Meta, Perusahaan Induk Facebook dan Instagram Berlakukan Kebijakan Baru untuk Konten Karya AI yang Menipu
Jakarta, CNBC Indonesia – Penipuan di media sosial Facebook dan Instagram membuat induk kedua perusahaan itu, Meta, mengambil langkah baru. Ini terkait dengan peredaran gambar deepfake buatan AI.
Deepfake adalah konten buatan AI yang sulit dibedakan dari foto, video, dan suara asli. Konten deepfake kini makin mudah diciptakan menggunakan berbagai platform penyedia teknologi AI generatif.

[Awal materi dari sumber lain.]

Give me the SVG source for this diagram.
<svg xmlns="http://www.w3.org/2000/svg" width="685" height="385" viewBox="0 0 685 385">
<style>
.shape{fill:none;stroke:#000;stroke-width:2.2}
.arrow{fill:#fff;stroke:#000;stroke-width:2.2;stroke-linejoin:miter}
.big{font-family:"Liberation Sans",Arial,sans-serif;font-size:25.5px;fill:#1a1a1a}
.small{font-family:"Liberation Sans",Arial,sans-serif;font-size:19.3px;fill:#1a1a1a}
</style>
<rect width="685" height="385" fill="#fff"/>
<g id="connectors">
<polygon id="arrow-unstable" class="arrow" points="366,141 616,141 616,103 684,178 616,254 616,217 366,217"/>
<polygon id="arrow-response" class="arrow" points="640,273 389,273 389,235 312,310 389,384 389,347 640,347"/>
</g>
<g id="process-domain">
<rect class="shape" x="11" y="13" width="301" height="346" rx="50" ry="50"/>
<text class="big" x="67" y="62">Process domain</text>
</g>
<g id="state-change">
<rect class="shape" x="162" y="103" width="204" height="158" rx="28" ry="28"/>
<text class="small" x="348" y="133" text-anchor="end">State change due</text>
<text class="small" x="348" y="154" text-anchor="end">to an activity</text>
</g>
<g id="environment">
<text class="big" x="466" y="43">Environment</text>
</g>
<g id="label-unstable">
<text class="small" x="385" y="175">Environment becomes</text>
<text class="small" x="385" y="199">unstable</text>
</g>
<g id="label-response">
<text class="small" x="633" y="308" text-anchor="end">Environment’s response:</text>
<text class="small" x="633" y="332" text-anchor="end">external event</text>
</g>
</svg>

Nick Clegg, Presiden Global Affairs di Meta, menyatakan kebijakan untuk memantau dan memberikan label di konten hasil karya AI akan diterapkan untuk konten yang dibuat menggunakan platform Meta dan platform di luar Meta.
Konten hasil karya AI bisa dikenali dari “cap” tak terlihat yang tertanam di file gambar. Jika cap tersebut terdeteksi, Meta akan memberikan label khusus di konten yang unggah di Facebook, Instagram, dan Threads.

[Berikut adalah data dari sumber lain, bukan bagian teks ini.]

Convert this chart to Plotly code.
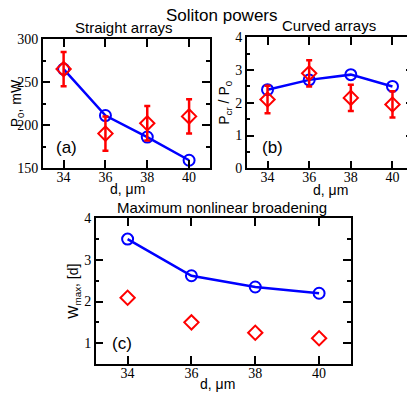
import plotly.graph_objects as go

# data
d = [34, 36, 38, 40]

# (a) straight arrays, P0 in mW
p0_theory = [265, 211, 186, 159]
p0_exp = [265, 190, 202, 210]
p0_err = [20, 20, 20, 20]

# (b) curved arrays, Pcr / P0
ratio_theory = [2.4, 2.7, 2.86, 2.5]
ratio_exp = [2.1, 2.9, 2.15, 1.95]
ratio_err = [0.42, 0.4, 0.4, 0.4]

# (c) maximum nonlinear broadening, in units of d
wmax_theory = [3.5, 2.62, 2.35, 2.2]
wmax_exp = [2.09, 1.5, 1.25, 1.12]

BLUE = "#0000ff"
RED = "#ff0000"
serif = "Liberation Serif"
sans = "Liberation Sans"

W, H = 415, 393
OFF = 8  # page body margin pushes the plot div down/right


def fx(px):
    return (px - OFF) / W


def fy(py):
    return 1 - (py - OFF) / H


fig = go.Figure()

panels = [
    ("", "", p0_theory, p0_exp, p0_err),
    ("2", "2", ratio_theory, ratio_exp, ratio_err),
    ("3", "3", wmax_theory, wmax_exp, None),
]
for xa, ya, th, ex, err in panels:
    fig.add_trace(go.Scatter(x=d, y=th, xaxis="x" + xa, yaxis="y" + ya,
                             mode="lines+markers",
                             line=dict(color=BLUE, width=2.5),
                             marker=dict(symbol="circle-open", size=11,
                                         color=BLUE, line=dict(width=2))))
    ebar = None
    if err is not None:
        ebar = dict(type="data", array=err, color=RED, thickness=2.5, width=3)
    fig.add_trace(go.Scatter(x=d, y=ex, xaxis="x" + xa, yaxis="y" + ya,
                             mode="markers", error_y=ebar,
                             marker=dict(symbol="diamond-open", size=11,
                                         color=RED, line=dict(width=2))))


def xaxis(x0, x1, anchor):
    return dict(domain=[fx(x0), fx(x1)], anchor=anchor, range=[33, 41], automargin=False,
                tickvals=[34, 36, 38, 40], ticks="inside", ticklen=8,
                ticklabelstandoff=-5,
                showline=True, linecolor="black", linewidth=1.5, mirror="ticks",
                tickcolor="black", tickwidth=1.5, showgrid=False, zeroline=False,
                tickfont=dict(family=serif, size=14, color="black"))


def yaxis(y0, y1, anchor, rng, dtick, title):
    return dict(domain=[fy(y1), fy(y0)], anchor=anchor, range=rng, dtick=dtick,
                automargin=False, ticks="inside", ticklen=8,
                minor=dict(dtick=dtick / 2, ticks="inside", ticklen=4,
                           tickcolor="black", tickwidth=1.5),
                showline=True, linecolor="black", linewidth=1.5, mirror="ticks",
                tickcolor="black", tickwidth=1.5, showgrid=False, zeroline=False,
                tickfont=dict(family=serif, size=14, color="black"),
                title=dict(text=title, font=dict(family=sans, size=14, color="black"),
                           standoff=2))


fig.update_layout(
    width=W, height=H, margin=dict(l=0, r=0, t=0, b=0),
    paper_bgcolor="white", plot_bgcolor="white", showlegend=False,
    xaxis=xaxis(42.7, 210, "y"),
    yaxis=yaxis(39, 168, "x", [150, 300], 50, "P<sub>0</sub>, mW"),
    xaxis2=xaxis(246.7, 413.3, "y2"),
    yaxis2=yaxis(37.3, 168.3, "x2", [0, 4], 1, "P<sub>cr</sub> / P<sub>0</sub>"),
    xaxis3=xaxis(95.7, 351, "y3"),
    yaxis3=yaxis(218.3, 364, "x3", [0.5, 4], 1, "W<sub>max</sub>, [d]"),
)

# titles and x axis labels, placed in page pixels
texts = [
    ("Soliton powers", 222, 16, 17),
    ("Straight arrays", 124, 27, 15),
    ("Curved arrays", 329, 26, 15),
    ("Maximum nonlinear broadening", 222, 207, 15),
    ("d, μm", 127, 189, 14),
    ("d, μm", 330, 190, 14),
    ("d, μm", 218, 384, 14),
]
for txt, px, py, fs in texts:
    fig.add_annotation(text=txt, xref="paper", yref="paper",
                       x=fx(px), y=fy(py), xanchor="center", yanchor="middle",
                       showarrow=False, borderpad=0,
                       font=dict(family=sans, size=fs, color="black"))

for txt, xr, yr, xv, yv in [("(a)", "x", "y", 34.15, 174),
                            ("(b)", "x2", "y2", 34.25, 0.65),
                            ("(c)", "x3", "y3", 33.82, 1.0)]:
    fig.add_annotation(text=txt, xref=xr, yref=yr, x=xv, y=yv, showarrow=False,
                       xanchor="center", yanchor="middle",
                       font=dict(family=sans, size=17, color="black"))

fig.write_html("out.html")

Saat ini, kebijakan dan fitur pemantau AI sudah diterapkan untuk konten yang dibuat menggunakan teknologi Meta. Dalam beberapa bulan ke depan, sistem yang sama akan diterapkan untuk konten buatan platform milik OpenAI, Midjourney, Shutterstock, dan Google.
Menurut Reuters, langkah Meta menunjukkan arah kebijakan platform media sosial dan internet sebagai mitigasi atas dampak negatif dari peredaran konten palsu hasil rekayasa AI.

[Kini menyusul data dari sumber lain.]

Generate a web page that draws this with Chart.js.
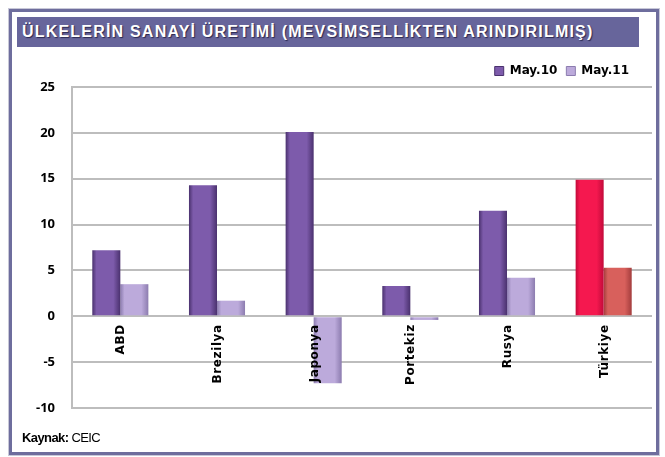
<!DOCTYPE html>
<html>
<head>
<meta charset="utf-8">
<script src="https://cdn.jsdelivr.net/npm/chart.js@4/dist/chart.umd.min.js"></script>
<style>
  body { margin: 0; background: #fff; width: 665px; height: 457px; overflow: hidden; }
  .frame {
    position: absolute; left: 9px; top: 9px; width: 644px; height: 440px;
    border: 3px solid #6e6d9d; box-shadow: 0 0 0 1px #c8c8d8;
  }
  .title {
    position: absolute; left: 17px; top: 17px; width: 622px; height: 30px;
    background: #67659b; color: #fff;
    font: bold 16px "Liberation Sans", Arial, sans-serif; letter-spacing: 1.2px;
    line-height: 30px; padding-left: 5px; box-sizing: border-box;
    text-shadow: 1px 1px 1px #2a2850;
  }
  .source {
    position: absolute; left: 22px; top: 430px;
    font: 13px "Liberation Sans", Arial, sans-serif; letter-spacing: -0.6px; color: #000;
  }
  .chart-box { position: absolute; left: 12px; top: 50px; width: 644px; height: 402px; }
</style>
</head>
<body>
<div class="frame"></div>
<div class="title">ÜLKELERİN SANAYİ ÜRETİMİ (MEVSİMSELLİKTEN ARINDIRILMIŞ)</div>
<div class="chart-box"><canvas id="chart"></canvas></div>
<div class="source"><b>Kaynak:</b> CEIC</div>

<script>
// DATA
const countries = ["ABD", "Brezilya", "Japonya", "Portekiz", "Rusya", "Türkiye"];
const may10 = [7.2, 14.3, 20.1, 3.3, 11.5, 14.9];
const may11 = [3.5, 1.7, -7.3, -0.4, 4.2, 5.3];
const seriesNames = ["May.10", "May.11"];
const yTicks = [-10, -5, 0, 5, 10, 15, 20, 25];

// COLORS (edge, middle) - Türkiye is highlighted
const purple = ["#4a316e", "#7d5bab"];
const lilac = ["#8c7caf", "#bcaadb"];
const red = ["#c20a3a", "#f5184f"];
const salmon = ["#a33d3d", "#d8605c"];

const ctx = document.getElementById("chart").getContext("2d");

// horizontal gradient over each bar for the bevel look
function barFill(pair, hlPair) {
  return (c) => {
    const colors = countries[c.dataIndex] == "Türkiye" ? hlPair : pair;
    const el = c.chart.getDatasetMeta(c.datasetIndex).data[c.dataIndex];
    if (!el || !el.width) return colors[1];
    const x0 = el.x - el.width / 2, x1 = el.x + el.width / 2;
    const g = c.chart.ctx.createLinearGradient(x0, 0, x1, 0);
    g.addColorStop(0, colors[0]);
    g.addColorStop(0.15, colors[1]);
    g.addColorStop(0.75, colors[1]);
    g.addColorStop(1, colors[0]);
    return g;
  };
}

// COUNTRY LABELS next to the zero line
const zeroLabels = {
  id: "zeroLabels",
  afterLayout(chart) {
    // legend sits a bit left of the plot's right edge
    if (chart.legend) chart.legend.right -= 14;
  },
  afterDatasetsDraw(chart) {
    const xs = chart.scales.x, ys = chart.scales.y;
    const c = chart.ctx;
    c.save();
    c.font = "bold 12px 'DejaVu Sans', Arial, sans-serif";
    c.letterSpacing = "0.6px";
    c.fillStyle = "#000";
    c.textAlign = "right";
    c.textBaseline = "middle";
    countries.forEach((name, i) => {
      c.save();
      c.translate(xs.getPixelForValue(i) + 1, ys.getPixelForValue(0) + 8);
      c.rotate(-Math.PI / 2);
      c.fillText(name, 0, 0);
      c.restore();
    });
    c.restore();
  },
};

const my_chart = new Chart(ctx, {
  type: "bar",
  data: {
    labels: countries,
    datasets: [
      { label: seriesNames[0], data: may10, backgroundColor: barFill(purple, red), borderWidth: 0 },
      { label: seriesNames[1], data: may11, backgroundColor: barFill(lilac, salmon), borderWidth: 0 },
    ],
  },
  options: {
    responsive: true,
    maintainAspectRatio: false,
    animation: false,
    layout: { padding: { top: 6, right: 4, bottom: 44, left: 0 } },
    datasets: { bar: { categoryPercentage: 0.58, barPercentage: 1 } },
    plugins: {
      legend: {
        position: "top",
        align: "end",
        labels: {
          boxWidth: 9,
          boxHeight: 9,
          padding: 9,
          color: "#000",
          font: { family: "'DejaVu Sans', Arial, sans-serif", size: 12, weight: "bold" },
          generateLabels: () => [
            { text: seriesNames[0], fillStyle: purple[1], strokeStyle: purple[0], lineWidth: 1, datasetIndex: 0 },
            { text: seriesNames[1], fillStyle: lilac[1], strokeStyle: lilac[0], lineWidth: 1, datasetIndex: 1 },
          ],
        },
      },
      tooltip: { enabled: false },
    },
    scales: {
      x: {
        ticks: { display: false },
        grid: { display: false, drawTicks: false },
        border: { display: false },
      },
      y: {
        min: -10,
        max: 25,
        afterBuildTicks: (s) => { s.ticks = yTicks.map((v) => ({ value: v })); },
        afterFit: (s) => { s.width = 60; },
        ticks: {
          padding: 17,
          color: "#000",
          font: { family: "'Open Sans', sans-serif", size: 13, weight: "bold" },
        },
        grid: { color: "#bdbdbd", lineWidth: 2, drawTicks: false },
        border: { display: true, color: "#bdbdbd", width: 2 },
      },
    },
  },
  plugins: [zeroLabels],
});

// second pass so the gradients can use the laid-out bar positions
my_chart.update();
</script>
</body>
</html>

Cara serupa telah diterapkan dalam 10 tahun terakhir untuk menghapus konten terlarang seperti konten yang menggambarkan kekerasan dan eksploitasi terhadap anak.
Clegg yakin sistem milik Meta bisa mengenali setiap gambar buatan AI yang diunggah di platformnya. Namun, perusahaan yang didirikan oleh Mark Zuckerberg tersebut masih menyempurnakan sistem serupa untuk mengenali video dan audio buatan AI.
“Meskipun teknologi ini masih baru, terutama untuk audio dan video, harapan kami ini bisa menciptakan momentum dan insentif yang akan diikuti oleh pelaku industri lain,” katanya kepada Reuters.
Sampai sistem identifikasi sempurna, Meta akan meminta pengguna Instagram dan Facebook untuk memberikan label di konten audio dan video hasil rekayasa. Pelanggar atas kebijakan ini akan dikenai penalti.
Satu konten karya AI yang belum bisa diidentifikasi dengan teknologi adalah teks buatan AI, seperti yang dihasilkan oleh ChatGPT. “Itu sudah lewat [that ship has sailed],” kata Clegg.
Meta juga bungkam soal rencana mereka untuk konten buatan AI yang tersebar di WhatsApp.
Penipuan Deepfake
Konten deepfake kini juga mulai digunakan untuk penipuan online. Seorang pekerja keuangan di sebuah perusahaan multinasional ditipu untuk membayar US$25 juta (Rp 392,97 miliar) kepada penipu menggunakan teknologi deepfake.
Menurut polisi Hong Kong, penipu itu menyamar menggunakan deepfake sebagai kepala keuangan perusahaan dalam panggilan konferensi video.
Korban ditipu dengan disuruh untuk menghadiri panggilan video yang disebut akan dihadiri oleh beberapa beberapa anggota staf lainnya. Namun semuanya sebenarnya adalah rekreasi palsu, kata polisi Hong Kong, dikutip dari CNN International, Senin (5/2/2024).
“(Dalam) konferensi video yang dihadiri banyak orang, ternyata semua orang yang [dia lihat] adalah palsu,” kata pengawas senior Baron Chan Shun-ching kepada stasiun penyiaran publik kota RTHK.
Chan mengatakan pekerja tersebut menjadi curiga setelah dia menerima pesan yang konon berasal dari kepala keuangan perusahaan yang berbasis di Inggris. Awalnya, pekerja tersebut mencurigai itu adalah email phishing, karena berisi permintaan pelaksanaan transaksi rahasia.
Namun, pekerja tersebut mengesampingkan keraguan awalnya setelah panggilan video tersebut. Sebab, kata Chan, orang lain yang hadir terlihat dan terdengar seperti rekan kerja yang dia kenal.
Karenanya, pekerja tersebut setuju untuk mengirimkan total US$200 juta dolar Hong Kong atau sekitar Rp392,97 miliar.
Kasus ini adalah salah satu dari sekian kasus yang melibatkan teknologi deepfake. Pada konferensi pers hari Jumat lalu, polisi Hong Kong mengatakan mereka telah melakukan enam penangkapan sehubungan dengan penipuan tersebut.